▶ [Task goal] Reproduce the listing word for word, leaving every picture behind.

========================

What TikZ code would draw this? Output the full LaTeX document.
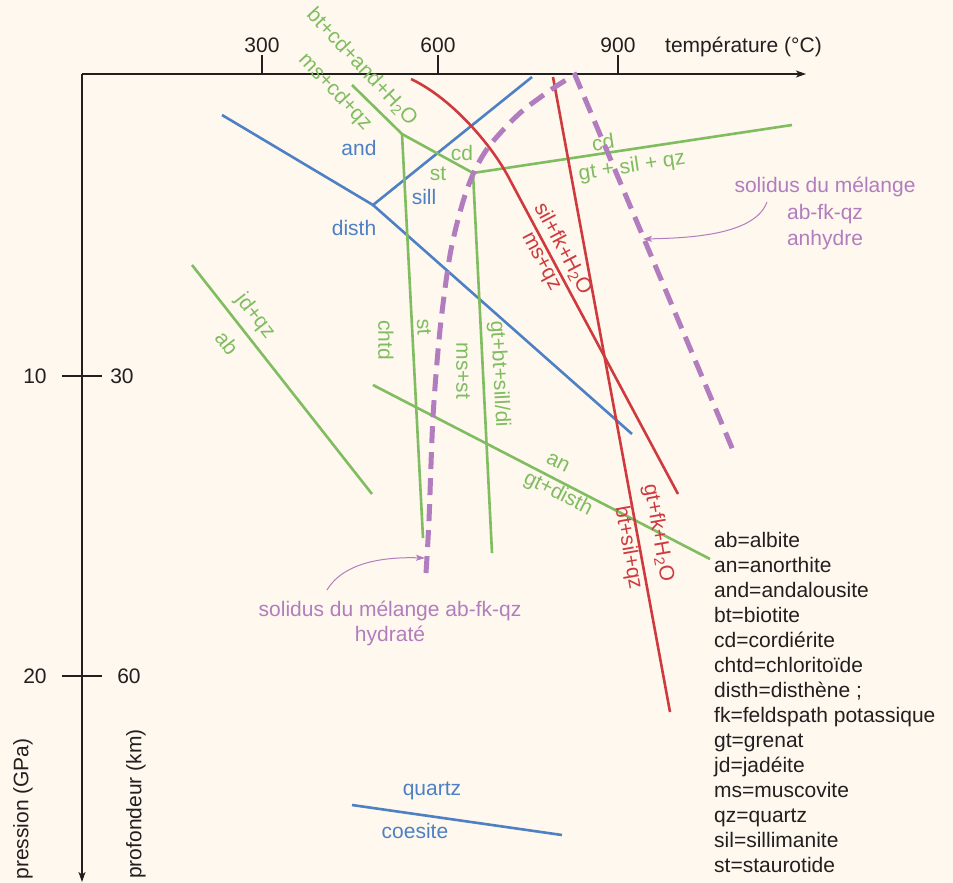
\documentclass[tikz,border=0pt]{standalone}
\usepackage{fontspec}
\setmainfont{Liberation Sans}
\usetikzlibrary{arrows.meta}
\definecolor{bgcream}{HTML}{FEF8EE}
\definecolor{axisgray}{HTML}{231F20}
\definecolor{phgreen}{HTML}{80BC60}
\definecolor{phblue}{HTML}{4D80C4}
\definecolor{phred}{HTML}{CF3A3E}
\definecolor{phpurple}{HTML}{B27DBE}
\tikzset{
  axisline/.style={draw=axisgray, line width=1.3pt, -{Stealth[length=10pt, width=7pt, inset=2.5pt]}},
  tickline/.style={draw=axisgray, line width=1.8pt},
  greenline/.style={draw=phgreen, line width=2.6pt},
  blueline/.style={draw=phblue, line width=2.6pt},
  redline/.style={draw=phred, line width=2.6pt},
  solidusline/.style={draw=phpurple, line width=5pt, dash pattern=on 17pt off 9pt},
  pointer/.style={draw=phpurple, line width=1pt, -{Stealth[length=9pt, width=6pt, inset=2pt]}},
  greentext/.style={text=phgreen},
  bluetext/.style={text=phblue},
  redtext/.style={text=phred},
  purpletext/.style={text=phpurple},
}

\begin{document}
\begin{tikzpicture}[x=1pt, y=-1pt, inner sep=0pt,
    font=\fontsize{21}{25}\selectfont, text=axisgray]
  \useasboundingbox[fill=bgcream] (0,0) rectangle (953,883);

  % axes
  \coordinate (O) at (82,74);
  \draw[axisline] (O) -- (806,74);
  \draw[axisline] (O) -- (82,882);
  \draw[tickline] (262,55) -- (262,74);
  \draw[tickline] (438,55) -- (438,74);
  \draw[tickline] (618,55) -- (618,74);
  \node[anchor=base] (t300) at (262,53) {300};
  \node[anchor=base] (t600) at (438,53) {600};
  \node[anchor=base] (t900) at (618,53) {900};
  \node[anchor=base west] (tlabel) at (665,53) {température (°C)};
  \draw[tickline] (62,376) -- (102,376);
  \draw[tickline] (62,676) -- (102,676);
  \node (p10) at (35,376) {10};
  \node (d30) at (122,376) {30};
  \node (p20) at (35,676) {20};
  \node (d60) at (129,676) {60};
  \node[rotate=90] (plabel) at (23,809) {pression (GPa)};
  \node[rotate=90] (dlabel) at (136,804) {profondeur (km)};

  % triple points
  \coordinate (tpAl) at (373,205);
  \coordinate (tpMs) at (402,134);
  \coordinate (tpCd) at (473,173);

  % blue: Al2SiO5 and quartz/coesite
  \draw[blueline] (222,115) -- (tpAl) -- (532,77);
  \draw[blueline] (tpAl) -- (632,434);
  \draw[blueline] (352,805) -- (562,835);
  \node[bluetext] (andl) at (359,148) {and};
  \node[bluetext] (silll) at (424,197) {sill};
  \node[bluetext] (disthl) at (354,228) {disth};
  \node[bluetext, anchor=base] (quartzl) at (432,795) {quartz};
  \node[bluetext, anchor=base] (coesl) at (415,838) {coesite};

  % green reactions
  \draw[greenline] (352,85) -- (tpMs) -- (tpCd) -- (792,125);
  \draw[greenline] (tpMs) -- (423,538);
  \draw[greenline] (tpCd) -- (492,553);
  \draw[greenline] (192,265) -- (372,494);
  \draw[greenline] (373,385) -- (710,559);
  \node[greentext, rotate=-47] (btcd) at (362,67) {bt+cd+and+H\textsubscript{2}O};
  \node[greentext, rotate=-47] (mscd) at (335,92) {ms+cd+qz};
  \node[greentext] (cdA) at (462,153) {cd};
  \node[greentext] (stA) at (438,174) {st};
  \node[greentext, rotate=8.5] (cdB) at (603,142) {cd};
  \node[greentext, rotate=8.5] (gtsil) at (632,167) {gt + sil + qz};
  \node[greentext, rotate=-52] (jdqz) at (255,316) {jd+qz};
  \node[greentext, rotate=-52] (abl) at (227,343) {ab};
  \node[greentext, rotate=-90] (chtd) at (386,340) {chtd};
  \node[greentext, rotate=-87] (stB) at (424,327) {st};
  \node[greentext, rotate=-90] (msst) at (463,371) {ms+st};
  \node[greentext, rotate=-87] (gtbt) at (499,374) {gt+bt+sill/di};
  \node[greentext, rotate=-27] (anl) at (558,463) {an};
  \node[greentext, rotate=-27] (gtdisth) at (558,494) {gt+disth};

  % red dehydration melting
  \draw[redline] (411,79) .. controls (455,100) and (495,150) .. (510,180) -- (678,494);
  \draw[redline] (553,77) -- (670,712);
  \node[redtext, rotate=-62] (silfk) at (563,249) {sil+fk+H\textsubscript{2}O};
  \node[redtext, rotate=-62] (msqz) at (540,262) {ms+qz};
  \node[redtext, rotate=-80] (gtfk) at (658,533) {gt+fk+H\textsubscript{2}O};
  \node[redtext, rotate=-80] (btsil) at (628,548) {bt+sil+qz};

  % solidus curves
  \draw[solidusline] plot[smooth] coordinates {(426,573) (429,520) (433,417) (440,330)
    (450,255) (462,205) (474,172) (490,145) (520,113) (555,87) (575,75)} -- (735,455);
  \node[purpletext, align=center, anchor=north, font=\fontsize{21}{26.5}\selectfont]
    (anhydl) at (825,177) {solidus du mélange\\ab-fk-qz\\anhydre};
  \node[purpletext, align=center, anchor=north] (hydrl) at (390,601)
    {solidus du mélange ab-fk-qz\\hydraté};
  \coordinate (anhydtip) at (643,239);
  \coordinate (hydrtip) at (425,558);
  \draw[pointer] (767,202) .. controls (755,235) and (690,238) .. (anhydtip);
  \draw[pointer] (327,590) .. controls (345,560) and (390,557) .. (hydrtip);

  % abbreviations
  \node[anchor=north west, align=left] (legend) at (714,532)
    {ab=albite\\an=anorthite\\and=andalousite\\bt=biotite\\cd=cordiérite\\chtd=chloritoïde\\disth=disthène ;\\fk=feldspath potassique\\gt=grenat\\jd=jadéite\\ms=muscovite\\qz=quartz\\sil=sillimanite\\st=staurotide};
\end{tikzpicture}
\end{document}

========================

▶ [Exercise solution]
What TikZ code would draw this? Output the full LaTeX document.
\documentclass[tikz,border=0pt]{standalone}
\usepackage{fontspec}
\setmainfont{Liberation Sans}
\usetikzlibrary{arrows.meta}
\definecolor{bgcream}{HTML}{FEF8EE}
\definecolor{axisgray}{HTML}{231F20}
\definecolor{phgreen}{HTML}{80BC60}
\definecolor{phblue}{HTML}{4D80C4}
\definecolor{phred}{HTML}{CF3A3E}
\definecolor{phpurple}{HTML}{B27DBE}
\tikzset{
  axisline/.style={draw=axisgray, line width=1.3pt, -{Stealth[length=10pt, width=7pt, inset=2.5pt]}},
  tickline/.style={draw=axisgray, line width=1.8pt},
  greenline/.style={draw=phgreen, line width=2.6pt},
  blueline/.style={draw=phblue, line width=2.6pt},
  redline/.style={draw=phred, line width=2.6pt},
  solidusline/.style={draw=phpurple, line width=5pt, dash pattern=on 17pt off 9pt},
  pointer/.style={draw=phpurple, line width=1pt, -{Stealth[length=9pt, width=6pt, inset=2pt]}},
  greentext/.style={text=phgreen},
  bluetext/.style={text=phblue},
  redtext/.style={text=phred},
  purpletext/.style={text=phpurple},
}

\begin{document}
\begin{tikzpicture}[x=1pt, y=-1pt, inner sep=0pt,
    font=\fontsize{21}{25}\selectfont, text=axisgray]
  \useasboundingbox[fill=bgcream] (0,0) rectangle (953,883);

  % axes
  \coordinate (O) at (82,74);
  \draw[axisline] (O) -- (806,74);
  \draw[axisline] (O) -- (82,882);
  \draw[tickline] (262,55) -- (262,74);
  \draw[tickline] (438,55) -- (438,74);
  \draw[tickline] (618,55) -- (618,74);
  \node[anchor=base] (t300) at (262,53) {300};
  \node[anchor=base] (t600) at (438,53) {600};
  \node[anchor=base] (t900) at (618,53) {900};
  \node[anchor=base west] (tlabel) at (665,53) {température (°C)};
  \draw[tickline] (62,376) -- (102,376);
  \draw[tickline] (62,676) -- (102,676);
  \node (p10) at (35,376) {10};
  \node (d30) at (122,376) {30};
  \node (p20) at (35,676) {20};
  \node (d60) at (129,676) {60};
  \node[rotate=90] (plabel) at (23,809) {pression (GPa)};
  \node[rotate=90] (dlabel) at (136,804) {profondeur (km)};

  % triple points
  \coordinate (tpAl) at (373,205);
  \coordinate (tpMs) at (402,134);
  \coordinate (tpCd) at (473,173);

  % blue: Al2SiO5 and quartz/coesite
  \draw[blueline] (222,115) -- (tpAl) -- (532,77);
  \draw[blueline] (tpAl) -- (632,434);
  \draw[blueline] (352,805) -- (562,835);
  \node[bluetext] (andl) at (359,148) {and};
  \node[bluetext] (silll) at (424,197) {sill};
  \node[bluetext] (disthl) at (354,228) {disth};
  \node[bluetext, anchor=base] (quartzl) at (432,795) {quartz};
  \node[bluetext, anchor=base] (coesl) at (415,838) {coesite};

  % green reactions
  \draw[greenline] (352,85) -- (tpMs) -- (tpCd) -- (792,125);
  \draw[greenline] (tpMs) -- (423,538);
  \draw[greenline] (tpCd) -- (492,553);
  \draw[greenline] (192,265) -- (372,494);
  \draw[greenline] (373,385) -- (710,559);
  \node[greentext, rotate=-47] (btcd) at (362,67) {bt+cd+and+H\textsubscript{2}O};
  \node[greentext, rotate=-47] (mscd) at (335,92) {ms+cd+qz};
  \node[greentext] (cdA) at (462,153) {cd};
  \node[greentext] (stA) at (438,174) {st};
  \node[greentext, rotate=8.5] (cdB) at (603,142) {cd};
  \node[greentext, rotate=8.5] (gtsil) at (632,167) {gt + sil + qz};
  \node[greentext, rotate=-52] (jdqz) at (255,316) {jd+qz};
  \node[greentext, rotate=-52] (abl) at (227,343) {ab};
  \node[greentext, rotate=-90] (chtd) at (386,340) {chtd};
  \node[greentext, rotate=-87] (stB) at (424,327) {st};
  \node[greentext, rotate=-90] (msst) at (463,371) {ms+st};
  \node[greentext, rotate=-87] (gtbt) at (499,374) {gt+bt+sill/di};
  \node[greentext, rotate=-27] (anl) at (558,463) {an};
  \node[greentext, rotate=-27] (gtdisth) at (558,494) {gt+disth};

  % red dehydration melting
  \draw[redline] (411,79) .. controls (455,100) and (495,150) .. (510,180) -- (678,494);
  \draw[redline] (553,77) -- (670,712);
  \node[redtext, rotate=-62] (silfk) at (563,249) {sil+fk+H\textsubscript{2}O};
  \node[redtext, rotate=-62] (msqz) at (540,262) {ms+qz};
  \node[redtext, rotate=-80] (gtfk) at (658,533) {gt+fk+H\textsubscript{2}O};
  \node[redtext, rotate=-80] (btsil) at (628,548) {bt+sil+qz};

  % solidus curves
  \draw[solidusline] plot[smooth] coordinates {(426,573) (429,520) (433,417) (440,330)
    (450,255) (462,205) (474,172) (490,145) (520,113) (555,87) (575,75)} -- (735,455);
  \node[purpletext, align=center, anchor=north, font=\fontsize{21}{26.5}\selectfont]
    (anhydl) at (825,177) {solidus du mélange\\ab-fk-qz\\anhydre};
  \node[purpletext, align=center, anchor=north] (hydrl) at (390,601)
    {solidus du mélange ab-fk-qz\\hydraté};
  \coordinate (anhydtip) at (643,239);
  \coordinate (hydrtip) at (425,558);
  \draw[pointer] (767,202) .. controls (755,235) and (690,238) .. (anhydtip);
  \draw[pointer] (327,590) .. controls (345,560) and (390,557) .. (hydrtip);

  % abbreviations
  \node[anchor=north west, align=left] (legend) at (714,532)
    {ab=albite\\an=anorthite\\and=andalousite\\bt=biotite\\cd=cordiérite\\chtd=chloritoïde\\disth=disthène ;\\fk=feldspath potassique\\gt=grenat\\jd=jadéite\\ms=muscovite\\qz=quartz\\sil=sillimanite\\st=staurotide};
\end{tikzpicture}
\end{document}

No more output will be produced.